Louçã devia estar a falar-nos dos presidentes de países sem dívida pública que são mensalmente assediados ao telefone por mandatários do FMI e do Banco Mundial para endividarem o Estado («vá lá, não custa nada, este empréstimo só será pago daqui a 40 anos, não o afecta a si»; e quando finalmente se esgota a paciência: «endivide-se, senão...»); mas não: prefere não sujar a língua com os desagradáveis vícios e violências dos poderosos perdido nos labirintos de Oeiras
  
De forma pouco espalhafatosa, o juiz Carlos Alexandre deu aos políticos honestos desta terra a oportunidade de quebrarem o tabu e falarem da violência do poder (político e económico). Louçã preferiu escamotear esta parte da entrevista. Opta por aplicar o seu tempo a propagandear projectos irrealizáveis de «reestruturação» da dívida pública.

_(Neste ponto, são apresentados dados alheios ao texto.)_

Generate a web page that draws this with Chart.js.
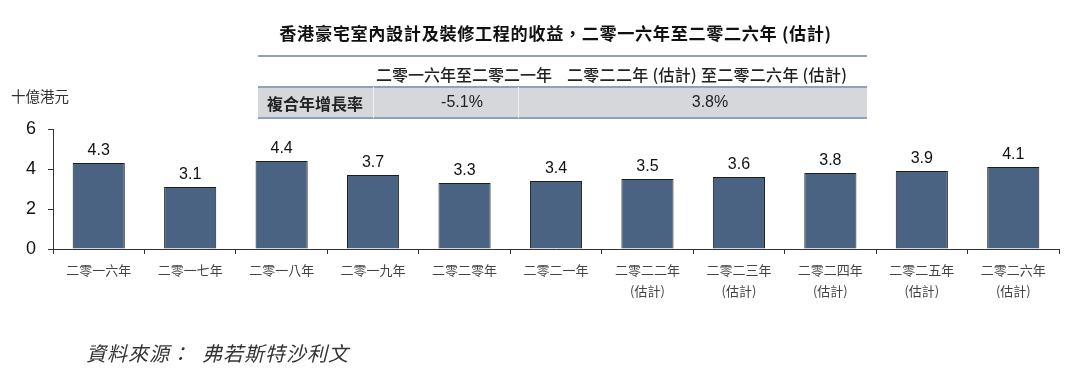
<!DOCTYPE html>
<html>
<head>
<meta charset="utf-8">
<script src="https://cdn.jsdelivr.net/npm/chart.js@4"></script>
<style>
  html, body { margin: 0; padding: 0; background: #fff; }
  body { width: 1080px; height: 376px; position: relative; overflow: hidden;
         font-family: "Noto Sans CJK TC", "Noto Sans", sans-serif; color: #222; }
  #wrap { position: absolute; left: 0; top: 0; width: 1080px; height: 376px; }
  .abs { position: absolute; white-space: nowrap; }
  #title { left: 0; width: 1111px; top: 20px; text-align: center; font-weight: bold; font-size: 17.2px; letter-spacing: 0.6px; color: #111; }
  .hline { position: absolute; left: 258px; width: 609px; height: 2px; background: #8ea2ba; }
  #greyrow { position: absolute; left: 258px; width: 609px; top: 87px; height: 31px; background: #d5d7db; }
  .vsep { position: absolute; top: 87px; width: 1px; height: 31px; background: #f2f2f2; }
  .sub { top: 62px; font-size: 16px; color: #222; font-weight: 500; }
  .cell { top: 91px; font-size: 16px; color: #222; }
  .num { top: 93px; width: 120px; text-align: center; font-family: Arial, "Liberation Sans", sans-serif; font-size: 16px; }
  #unit { left: 11px; top: 85px; font-size: 14.5px; color: #333; }
  #source { left: 86px; top: 338px; font-size: 20px; font-style: italic; color: #333; letter-spacing: 1px; }
</style>
</head>
<body>
<div id="wrap"><canvas id="chart" width="1080" height="376"></canvas></div>

<div id="title" class="abs">香港豪宅室內設計及裝修工程的收益，二零一六年至二零二六年 (估計)</div>
<div class="hline" style="top:55px"></div>
<div class="abs sub" style="left:376px">二零一六年至二零二一年</div>
<div class="abs sub" style="left:567px;letter-spacing:0.3px">二零二二年 (估計) 至二零二六年 (估計)</div>
<div id="greyrow"></div>
<div class="hline" style="top:86px"></div>
<div class="hline" style="top:117px"></div>
<div class="vsep" style="left:373px"></div>
<div class="vsep" style="left:518px"></div>
<div class="abs cell" style="left:267px;font-weight:bold">複合年增長率</div>
<div class="abs cell num" style="left:402px">-5.1%</div>
<div class="abs cell num" style="left:650px">3.8%</div>
<div id="unit" class="abs">十億港元</div>
<div id="source" class="abs">資料來源：&nbsp;&nbsp;弗若斯特沙利文</div>

<script>
// 香港豪宅室內設計及裝修工程的收益 (十億港元)
const years = [
  ['二零一六年'], ['二零一七年'], ['二零一八年'], ['二零一九年'], ['二零二零年'],
  ['二零二一年'],
  ['二零二二年', '(估計)'], ['二零二三年', '(估計)'], ['二零二四年', '(估計)'],
  ['二零二五年', '(估計)'], ['二零二六年', '(估計)']
];
const revenue = [4.3, 3.1, 4.4, 3.7, 3.3, 3.4, 3.5, 3.6, 3.8, 3.9, 4.1];
const yTicks = [0, 2, 4, 6];

// value labels above bars
const barLabels = {
  id: 'barLabels',
  afterDatasetsDraw(chart) {
    const ctx = chart.ctx;
    const meta = chart.getDatasetMeta(0);
    ctx.save();
    ctx.font = '16px Arial, "Liberation Sans", sans-serif';
    ctx.fillStyle = '#111';
    ctx.textAlign = 'center';
    ctx.textBaseline = 'bottom';
    meta.data.forEach((bar, i) => {
      ctx.fillText(revenue[i].toFixed(1), bar.x, bar.y - 4);
    });
    ctx.restore();
  }
};

const canvas = document.getElementById('chart');
new Chart(canvas, {
  type: 'bar',
  data: {
    labels: years,
    datasets: [{
      data: revenue,
      backgroundColor: '#4b6383',
      borderColor: '#1c1c1c',
      borderWidth: 1,
      barPercentage: 0.57,
      categoryPercentage: 1
    }]
  },
  options: {
    responsive: false,
    animation: false,
    layout: { padding: { top: 129, right: 21, bottom: 67, left: 0 } },
    plugins: { legend: { display: false }, tooltip: { enabled: false } },
    scales: {
      x: {
        afterFit(scale) { scale.height = 60; },
        grid: { display: true, drawOnChartArea: false, drawTicks: true, tickLength: 5, color: '#333', offset: true },
        border: { display: true, color: '#333', width: 1 },
        ticks: {
          color: '#444',
          padding: 6,
          maxRotation: 0,
          autoSkip: false,
          font: { family: '"Noto Sans CJK TC", sans-serif', size: 13, lineHeight: 1.6 }
        }
      },
      y: {
        min: 0, max: 6,
        afterFit(scale) { scale.width = 53; },
        afterBuildTicks(scale) { scale.ticks = yTicks.map(v => ({ value: v })); },
        grid: { display: true, drawOnChartArea: false, drawTicks: true, tickLength: 5, color: '#333' },
        border: { display: true, color: '#333', width: 1 },
        ticks: {
          color: '#111',
          padding: 12,
          font: { family: 'Arial, "Liberation Sans", sans-serif', size: 18 }
        }
      }
    }
  },
  plugins: [barLabels]
});
</script>
</body>
</html>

Nas horas vagas, por desfastio, entretém-se a fazer coscuvilhice sobre a vida privada de um juiz.
 
É lastimável que um político que era suposto defender a transformação da sociedade, apontar para novas práticas e novas relações sociais mais justas, preparar a transição para outro modo de viver e conviver, se dedique a defender a suposta neutralidade imaculada da justiça, como se ela fosse alguma vez possível em algum tipo de sociedade.